Here is another installment in my series reviewing the NY State Regents exams in mathematics.

This is question 14 from the Common Core Algebra exam.

Setting aside the excessive, and questionable, setup (do people really think about minimizing the interquartile range of daily temperatures when choosing vacation spots?), there is a serious issue with this question: it has no correct answer.

The student is asked to identify the data set that satisfies the following two conditions: median temperature over 80 *and* smallest interquartile range. No data set satisfies both these conditions. According to the diagram, the data associated with “Serene Shores” has the smallest interquartile range (represented by the width of the “box” in the box-and-whisker plot), but its median temperature (the vertical line segment in the box) is below 80.

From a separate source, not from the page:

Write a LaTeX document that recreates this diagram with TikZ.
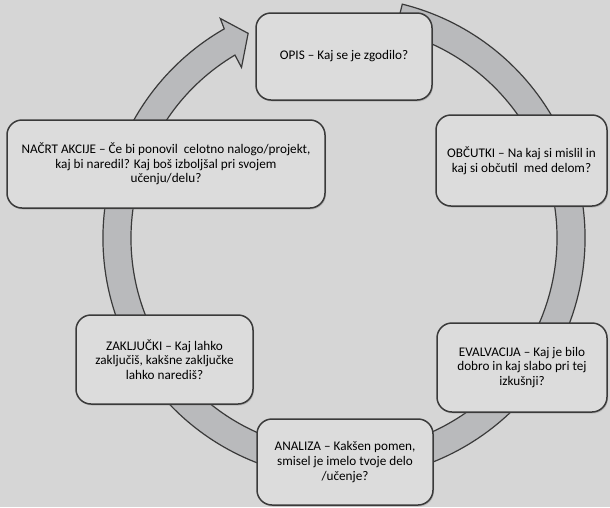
\documentclass[tikz,border=0pt]{standalone}
\usepackage{fontspec}
\setmainfont{Carlito}
\usetikzlibrary{shadows}
\definecolor{bgc}{HTML}{D6D6D6}
\definecolor{boxc}{HTML}{DCDCDC}
\definecolor{ringc}{HTML}{B9BABC}
\definecolor{edgec}{HTML}{3A3A3A}
\tikzset{
  box/.style={draw=edgec, line width=1.5pt, fill=boxc, rounded corners=15pt,
    align=center, inner sep=2pt, font=\fontsize{13.2}{14.6}\selectfont,
    drop shadow={shadow xshift=1pt, shadow yshift=-1.5pt, opacity=0.35}},
  ring/.style={draw=edgec, line width=1.2pt, fill=ringc, line join=miter}
}
\begin{document}
\begin{tikzpicture}[x=1pt,y=-1pt]
\fill[bgc] (0,0) rectangle (610,507);
\useasboundingbox (0,0) rectangle (610,507);
\begin{scope}[shift={(344,238)}]
\draw[ring] (-76:241) arc[start angle=-76, end angle=240.2, radius=241]
  -- (240.6:252) -- (244.9:226) -- (239:199) -- (239.2:213)
  arc[start angle=239.2, end angle=-76, radius=213] -- cycle;
\end{scope}
\node[box, minimum width=176pt, minimum height=87pt] (opis) at (344,56.5)
  {OPIS – Kaj se je zgodilo?};
\node[box, minimum width=318pt, minimum height=88pt] (nacrt) at (166,164)
  {NAČRT AKCIJE – Če bi ponovil\ \ celotno nalogo/projekt,\\ kaj bi naredil? Kaj boš izboljšal pri svojem\\ učenju/delu?};
\node[box, minimum width=171pt, minimum height=91pt] (obcutki) at (521.5,160.5)
  {OBČUTKI – Na kaj si mislil in\\ kaj si občutil\ \ med delom?};
\node[box, minimum width=170pt, minimum height=89pt] (evalvacija) at (522,367.5)
  {EVALVACIJA – Kaj je bilo\\ dobro in kaj slabo pri tej\\ izkušnji?};
\node[box, minimum width=177pt, minimum height=89pt] (zakljucki) at (164.5,359.5)
  {ZAKLJUČKI – Kaj lahko\\ zaključiš, kakšne zaključke\\ lahko narediš?};
\node[box, minimum width=176pt, minimum height=86pt] (analiza) at (345,462)
  {ANALIZA – Kakšen pomen,\\ smisel je imelo tvoje delo\\ /učenje?};
\end{tikzpicture}
\end{document}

The answer key says that (4) is the correct answer, but that data does not have the smallest interquartile range shown. Presumably, the intent was for students to evaluate a conditional statement, like, “Among those that satisfy condition A, which satisfies condition B?” But as written, the question asks, “which satisfies both condition A and condition B?” No set of data satisfies both.

Some may consider this nitpicking, but precision in language is an important part of doing mathematics. I focus on it in my classroom, and it is frustrating to see my work undermined by the very tests that are now being used to evaluate my job performance.

Moreover, this is by no means the only error present in these exams, nor is it the first example of errors in stating and evaluating compound sentences. If these exams don’t model exemplary mathematical practice, their credibility in evaluating the mathematical practice of students and teachers must be questioned.

## 1 Comment

## Amy Hogan · April 22, 2015 at 5:32 pm

I was waiting for this one to show up here. In addition to the poor logic, there are more reasons why this is a bad question. For example, why are there two graphs provided? Inexplicably, in my opinion, since they have the same scale and are measuring the same variable. Students might get confused if they want them to compare two sets of two or all four or something else altogether. Why was it not possible to put the boxplots in one graph with one scale? (Or are we just supposed to be so overjoyed with the fact that a scale is actually provided?)